ヨエル書3章は、いままでのイスラエルの民への強烈ないなごの害を回復した後の話が記されています。そこには、主なる神がすべての人に霊を注ぐ有様を語ります。まず、あなたたちの息子、娘、次に老人と若者、最後に奴隷となっている男女に対して霊を注ぐことが示されています。
霊とはルーアッハと言い、人間の支配や秩序をはるかに超えたもとして描かれています。
この言葉は、他の場面では息、あるいは風とも訳されていて、人間が生活している中に神によって介入してくるものとしています。その霊がすべての人へ注がれるという世界こそが、来るべき「神の国」として思い描いていたのでしょう。
旧約聖書が記された時代に、息子と娘を同等に記すことは極めて少ない表現であり、またこの場所では奴隷においても男女を同等に扱っています。
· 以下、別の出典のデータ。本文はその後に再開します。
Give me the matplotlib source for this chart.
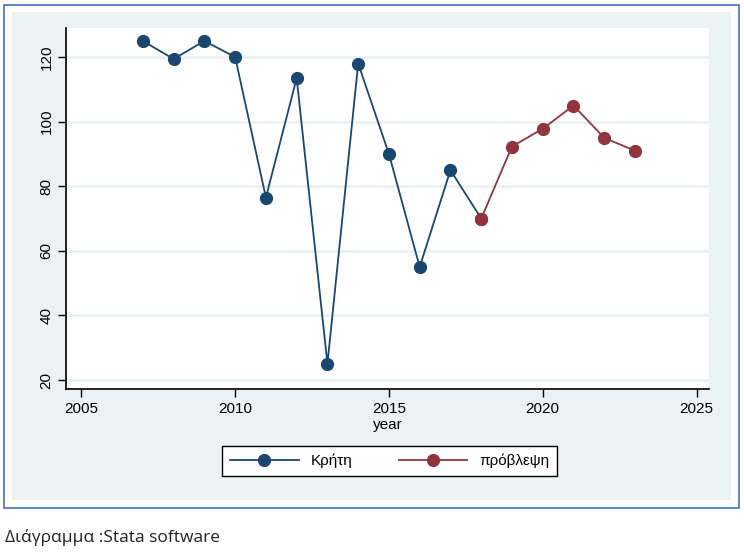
import matplotlib.pyplot as plt
from matplotlib.patches import Rectangle

plt.rcParams['font.family'] = ['Liberation Sans', 'DejaVu Sans']

# data
years = [2007, 2008, 2009, 2010, 2011, 2012, 2013, 2014, 2015, 2016, 2017, 2018]
crete = [125, 119.4, 125, 120, 76.5, 113.5, 25, 118, 90, 55, 85, 70]
fc_years = [2018, 2019, 2020, 2021, 2022, 2023]
forecast = [70, 92.3, 97.8, 105, 95, 91]
x_ticks = [2005, 2010, 2015, 2020, 2025]
y_ticks = [20, 40, 60, 80, 100, 120]

navy = '#1a476f'
maroon = '#90353b'
bg = '#eaf2f3'

fig = plt.figure(figsize=(7.44, 5.55), dpi=100)

# outer frame and stata-like background
fig.patches.append(Rectangle((0.0054, 0.0847), 0.988, 0.906, transform=fig.transFigure,
                             facecolor='white', edgecolor='#4472c4', lw=1.2, zorder=-10))
fig.patches.append(Rectangle((0.0161, 0.0991), 0.9664, 0.879, transform=fig.transFigure,
                             facecolor=bg, edgecolor='none', zorder=-9))

ax = fig.add_axes([0.0887, 0.299, 0.864, 0.6505])
ax.set_facecolor('white')

ax.plot(years, crete, color=navy, lw=1.3, marker='o', ms=8.5, label='Κρήτη', zorder=3)
ax.plot(fc_years, forecast, color=maroon, lw=1.3, marker='o', ms=8.5, label='πρόβλεψη', zorder=3)

ax.set_xlim(2004.5, 2025.4)
ax.set_ylim(17.2, 129)
ax.set_xticks(x_ticks)
ax.set_yticks(y_ticks)
ax.set_yticklabels([str(v) for v in y_ticks], rotation=90, va='center')
ax.tick_params(axis='both', length=6, width=1, labelsize=11, colors='black')
ax.tick_params(axis='y', pad=3)

for v in y_ticks:
    ax.axhline(v, color=bg, lw=2.2, zorder=1)

for s in ['top', 'right']:
    ax.spines[s].set_visible(False)
for s in ['left', 'bottom']:
    ax.spines[s].set_color('black')
    ax.spines[s].set_linewidth(1.2)

ax.set_xlabel('year', fontsize=11, labelpad=1)

leg = fig.legend(loc='center', bbox_to_anchor=(0.524, 0.169), ncol=2, fontsize=11,
                 frameon=True, fancybox=False, edgecolor='black', facecolor='white',
                 framealpha=1, handlelength=4.5, columnspacing=3, borderpad=0.5)
leg.get_frame().set_linewidth(1)

fig.text(0.007, 0.031, 'Διάγραμμα :Stata software', fontsize=12.5, va='center',
         family=['Open Sans', 'DejaVu Sans'], color='#222222')

fig.savefig('out.png', dpi=100)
ここに神が人間を神の形として創造された深い意味と、命の息を吹き込まれた強い意志を受け取る必要があるのでしょう。
今こそ、心からわたしに立ち帰れ(ヨエル2:12)とくり返し呼びかけておられた神は、隔ての壁を超えて、主の御名をよび求める者は皆、救われる(3:5)と宣言されます。この神の慈しみのご計画こそが、主イエス・キリストの出来事へと繋がれていくのです。
使徒言行録には、使徒ペテロの説教の中で、このヨエル書が引用されています。いままで小さくされていた主イエスの弟子たちが聖霊によって解放され、そこにいる多くの国々の人々の言葉を持って語りだした場面です。神の御子イエス・キリストがこの世に遣わされたことによって、イスラエルの民の成人男性だけではなく、ジェンダーを越え、年齢を越えて、階級や民族をこえていることに注目すべきなのです。